_SOURCE EXCERPT_:
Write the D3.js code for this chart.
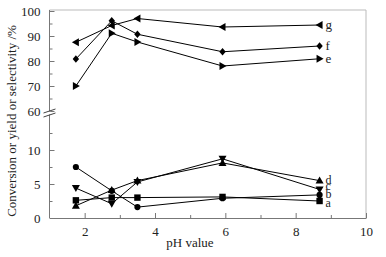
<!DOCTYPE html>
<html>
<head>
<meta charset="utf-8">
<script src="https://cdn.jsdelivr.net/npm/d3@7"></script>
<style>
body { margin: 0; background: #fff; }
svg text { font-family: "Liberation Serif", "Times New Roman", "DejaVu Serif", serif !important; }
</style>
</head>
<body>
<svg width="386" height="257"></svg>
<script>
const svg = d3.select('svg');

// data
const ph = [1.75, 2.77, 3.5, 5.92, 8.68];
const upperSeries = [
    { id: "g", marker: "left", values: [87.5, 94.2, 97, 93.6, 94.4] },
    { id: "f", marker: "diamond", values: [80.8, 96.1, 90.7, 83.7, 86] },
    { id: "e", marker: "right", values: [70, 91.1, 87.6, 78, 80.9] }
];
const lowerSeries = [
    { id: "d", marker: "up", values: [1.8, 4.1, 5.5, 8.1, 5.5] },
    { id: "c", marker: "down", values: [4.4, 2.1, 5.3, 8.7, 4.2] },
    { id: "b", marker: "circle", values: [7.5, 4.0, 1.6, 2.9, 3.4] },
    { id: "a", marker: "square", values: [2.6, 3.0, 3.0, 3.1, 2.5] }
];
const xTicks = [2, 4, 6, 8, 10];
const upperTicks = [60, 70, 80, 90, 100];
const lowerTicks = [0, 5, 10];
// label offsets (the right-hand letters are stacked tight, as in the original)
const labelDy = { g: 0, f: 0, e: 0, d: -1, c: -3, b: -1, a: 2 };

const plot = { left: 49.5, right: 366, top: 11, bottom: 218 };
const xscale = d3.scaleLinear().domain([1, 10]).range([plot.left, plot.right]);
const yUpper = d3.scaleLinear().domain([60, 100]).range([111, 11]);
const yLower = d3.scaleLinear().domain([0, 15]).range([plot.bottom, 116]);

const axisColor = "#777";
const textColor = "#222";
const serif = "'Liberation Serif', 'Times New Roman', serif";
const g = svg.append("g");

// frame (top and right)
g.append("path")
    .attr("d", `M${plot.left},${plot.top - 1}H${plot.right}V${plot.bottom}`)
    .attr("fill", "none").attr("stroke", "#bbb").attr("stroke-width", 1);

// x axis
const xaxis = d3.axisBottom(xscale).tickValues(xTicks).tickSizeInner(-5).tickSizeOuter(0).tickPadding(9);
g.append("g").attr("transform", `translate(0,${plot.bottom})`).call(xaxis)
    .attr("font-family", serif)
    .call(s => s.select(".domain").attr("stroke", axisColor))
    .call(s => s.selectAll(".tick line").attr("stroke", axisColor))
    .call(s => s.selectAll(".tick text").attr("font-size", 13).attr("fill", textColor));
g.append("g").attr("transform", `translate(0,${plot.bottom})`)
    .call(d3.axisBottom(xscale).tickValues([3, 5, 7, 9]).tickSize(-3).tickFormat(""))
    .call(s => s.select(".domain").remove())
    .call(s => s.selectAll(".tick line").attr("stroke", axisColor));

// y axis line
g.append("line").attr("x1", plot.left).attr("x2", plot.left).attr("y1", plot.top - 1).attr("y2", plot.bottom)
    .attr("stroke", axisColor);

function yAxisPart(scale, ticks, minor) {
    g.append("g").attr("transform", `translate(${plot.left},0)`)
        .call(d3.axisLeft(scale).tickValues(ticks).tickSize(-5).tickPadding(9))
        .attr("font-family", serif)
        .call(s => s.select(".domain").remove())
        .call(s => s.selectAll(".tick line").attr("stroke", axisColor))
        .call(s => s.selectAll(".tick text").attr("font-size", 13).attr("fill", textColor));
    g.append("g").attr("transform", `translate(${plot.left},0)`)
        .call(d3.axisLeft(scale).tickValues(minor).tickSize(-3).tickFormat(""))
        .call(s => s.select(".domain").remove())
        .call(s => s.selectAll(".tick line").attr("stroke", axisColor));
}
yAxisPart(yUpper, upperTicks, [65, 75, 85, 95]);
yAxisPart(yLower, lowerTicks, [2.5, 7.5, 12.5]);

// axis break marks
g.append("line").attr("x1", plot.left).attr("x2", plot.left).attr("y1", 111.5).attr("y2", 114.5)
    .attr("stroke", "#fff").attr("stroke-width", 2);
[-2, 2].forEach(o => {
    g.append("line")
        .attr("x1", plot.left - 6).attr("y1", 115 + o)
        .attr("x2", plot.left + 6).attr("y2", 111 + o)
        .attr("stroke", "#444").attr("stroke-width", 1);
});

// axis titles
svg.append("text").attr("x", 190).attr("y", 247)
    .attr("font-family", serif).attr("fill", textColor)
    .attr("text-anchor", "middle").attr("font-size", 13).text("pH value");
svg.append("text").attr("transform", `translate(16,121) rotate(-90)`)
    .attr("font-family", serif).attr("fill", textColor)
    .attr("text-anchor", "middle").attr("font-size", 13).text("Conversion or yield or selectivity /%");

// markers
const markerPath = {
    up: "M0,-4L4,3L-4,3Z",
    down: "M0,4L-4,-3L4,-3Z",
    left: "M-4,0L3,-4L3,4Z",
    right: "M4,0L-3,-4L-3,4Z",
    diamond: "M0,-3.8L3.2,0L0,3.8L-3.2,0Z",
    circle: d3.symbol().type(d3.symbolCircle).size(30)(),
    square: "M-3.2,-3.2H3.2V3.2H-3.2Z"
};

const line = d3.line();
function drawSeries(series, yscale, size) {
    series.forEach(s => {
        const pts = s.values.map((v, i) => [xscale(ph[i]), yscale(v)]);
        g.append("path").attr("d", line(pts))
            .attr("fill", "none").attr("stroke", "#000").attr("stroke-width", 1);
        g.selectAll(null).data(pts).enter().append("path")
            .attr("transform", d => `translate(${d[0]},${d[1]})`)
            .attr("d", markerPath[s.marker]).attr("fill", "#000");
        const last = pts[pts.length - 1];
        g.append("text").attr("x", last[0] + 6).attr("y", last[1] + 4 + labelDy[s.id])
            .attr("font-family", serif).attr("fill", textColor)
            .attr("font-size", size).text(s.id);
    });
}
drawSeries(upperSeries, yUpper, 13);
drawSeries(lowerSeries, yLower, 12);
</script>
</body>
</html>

_EXERCISE_:
Leaving the pictures aside, transcribe the entire listing exactly.

_RESULT_:
Write the D3.js code for this chart.
<!DOCTYPE html>
<html>
<head>
<meta charset="utf-8">
<script src="https://cdn.jsdelivr.net/npm/d3@7"></script>
<style>
body { margin: 0; background: #fff; }
svg text { font-family: "Liberation Serif", "Times New Roman", "DejaVu Serif", serif !important; }
</style>
</head>
<body>
<svg width="386" height="257"></svg>
<script>
const svg = d3.select('svg');

// data
const ph = [1.75, 2.77, 3.5, 5.92, 8.68];
const upperSeries = [
    { id: "g", marker: "left", values: [87.5, 94.2, 97, 93.6, 94.4] },
    { id: "f", marker: "diamond", values: [80.8, 96.1, 90.7, 83.7, 86] },
    { id: "e", marker: "right", values: [70, 91.1, 87.6, 78, 80.9] }
];
const lowerSeries = [
    { id: "d", marker: "up", values: [1.8, 4.1, 5.5, 8.1, 5.5] },
    { id: "c", marker: "down", values: [4.4, 2.1, 5.3, 8.7, 4.2] },
    { id: "b", marker: "circle", values: [7.5, 4.0, 1.6, 2.9, 3.4] },
    { id: "a", marker: "square", values: [2.6, 3.0, 3.0, 3.1, 2.5] }
];
const xTicks = [2, 4, 6, 8, 10];
const upperTicks = [60, 70, 80, 90, 100];
const lowerTicks = [0, 5, 10];
// label offsets (the right-hand letters are stacked tight, as in the original)
const labelDy = { g: 0, f: 0, e: 0, d: -1, c: -3, b: -1, a: 2 };

const plot = { left: 49.5, right: 366, top: 11, bottom: 218 };
const xscale = d3.scaleLinear().domain([1, 10]).range([plot.left, plot.right]);
const yUpper = d3.scaleLinear().domain([60, 100]).range([111, 11]);
const yLower = d3.scaleLinear().domain([0, 15]).range([plot.bottom, 116]);

const axisColor = "#777";
const textColor = "#222";
const serif = "'Liberation Serif', 'Times New Roman', serif";
const g = svg.append("g");

// frame (top and right)
g.append("path")
    .attr("d", `M${plot.left},${plot.top - 1}H${plot.right}V${plot.bottom}`)
    .attr("fill", "none").attr("stroke", "#bbb").attr("stroke-width", 1);

// x axis
const xaxis = d3.axisBottom(xscale).tickValues(xTicks).tickSizeInner(-5).tickSizeOuter(0).tickPadding(9);
g.append("g").attr("transform", `translate(0,${plot.bottom})`).call(xaxis)
    .attr("font-family", serif)
    .call(s => s.select(".domain").attr("stroke", axisColor))
    .call(s => s.selectAll(".tick line").attr("stroke", axisColor))
    .call(s => s.selectAll(".tick text").attr("font-size", 13).attr("fill", textColor));
g.append("g").attr("transform", `translate(0,${plot.bottom})`)
    .call(d3.axisBottom(xscale).tickValues([3, 5, 7, 9]).tickSize(-3).tickFormat(""))
    .call(s => s.select(".domain").remove())
    .call(s => s.selectAll(".tick line").attr("stroke", axisColor));

// y axis line
g.append("line").attr("x1", plot.left).attr("x2", plot.left).attr("y1", plot.top - 1).attr("y2", plot.bottom)
    .attr("stroke", axisColor);

function yAxisPart(scale, ticks, minor) {
    g.append("g").attr("transform", `translate(${plot.left},0)`)
        .call(d3.axisLeft(scale).tickValues(ticks).tickSize(-5).tickPadding(9))
        .attr("font-family", serif)
        .call(s => s.select(".domain").remove())
        .call(s => s.selectAll(".tick line").attr("stroke", axisColor))
        .call(s => s.selectAll(".tick text").attr("font-size", 13).attr("fill", textColor));
    g.append("g").attr("transform", `translate(${plot.left},0)`)
        .call(d3.axisLeft(scale).tickValues(minor).tickSize(-3).tickFormat(""))
        .call(s => s.select(".domain").remove())
        .call(s => s.selectAll(".tick line").attr("stroke", axisColor));
}
yAxisPart(yUpper, upperTicks, [65, 75, 85, 95]);
yAxisPart(yLower, lowerTicks, [2.5, 7.5, 12.5]);

// axis break marks
g.append("line").attr("x1", plot.left).attr("x2", plot.left).attr("y1", 111.5).attr("y2", 114.5)
    .attr("stroke", "#fff").attr("stroke-width", 2);
[-2, 2].forEach(o => {
    g.append("line")
        .attr("x1", plot.left - 6).attr("y1", 115 + o)
        .attr("x2", plot.left + 6).attr("y2", 111 + o)
        .attr("stroke", "#444").attr("stroke-width", 1);
});

// axis titles
svg.append("text").attr("x", 190).attr("y", 247)
    .attr("font-family", serif).attr("fill", textColor)
    .attr("text-anchor", "middle").attr("font-size", 13).text("pH value");
svg.append("text").attr("transform", `translate(16,121) rotate(-90)`)
    .attr("font-family", serif).attr("fill", textColor)
    .attr("text-anchor", "middle").attr("font-size", 13).text("Conversion or yield or selectivity /%");

// markers
const markerPath = {
    up: "M0,-4L4,3L-4,3Z",
    down: "M0,4L-4,-3L4,-3Z",
    left: "M-4,0L3,-4L3,4Z",
    right: "M4,0L-3,-4L-3,4Z",
    diamond: "M0,-3.8L3.2,0L0,3.8L-3.2,0Z",
    circle: d3.symbol().type(d3.symbolCircle).size(30)(),
    square: "M-3.2,-3.2H3.2V3.2H-3.2Z"
};

const line = d3.line();
function drawSeries(series, yscale, size) {
    series.forEach(s => {
        const pts = s.values.map((v, i) => [xscale(ph[i]), yscale(v)]);
        g.append("path").attr("d", line(pts))
            .attr("fill", "none").attr("stroke", "#000").attr("stroke-width", 1);
        g.selectAll(null).data(pts).enter().append("path")
            .attr("transform", d => `translate(${d[0]},${d[1]})`)
            .attr("d", markerPath[s.marker]).attr("fill", "#000");
        const last = pts[pts.length - 1];
        g.append("text").attr("x", last[0] + 6).attr("y", last[1] + 4 + labelDy[s.id])
            .attr("font-family", serif).attr("fill", textColor)
            .attr("font-size", size).text(s.id);
    });
}
drawSeries(upperSeries, yUpper, 13);
drawSeries(lowerSeries, yLower, 12);
</script>
</body>
</html>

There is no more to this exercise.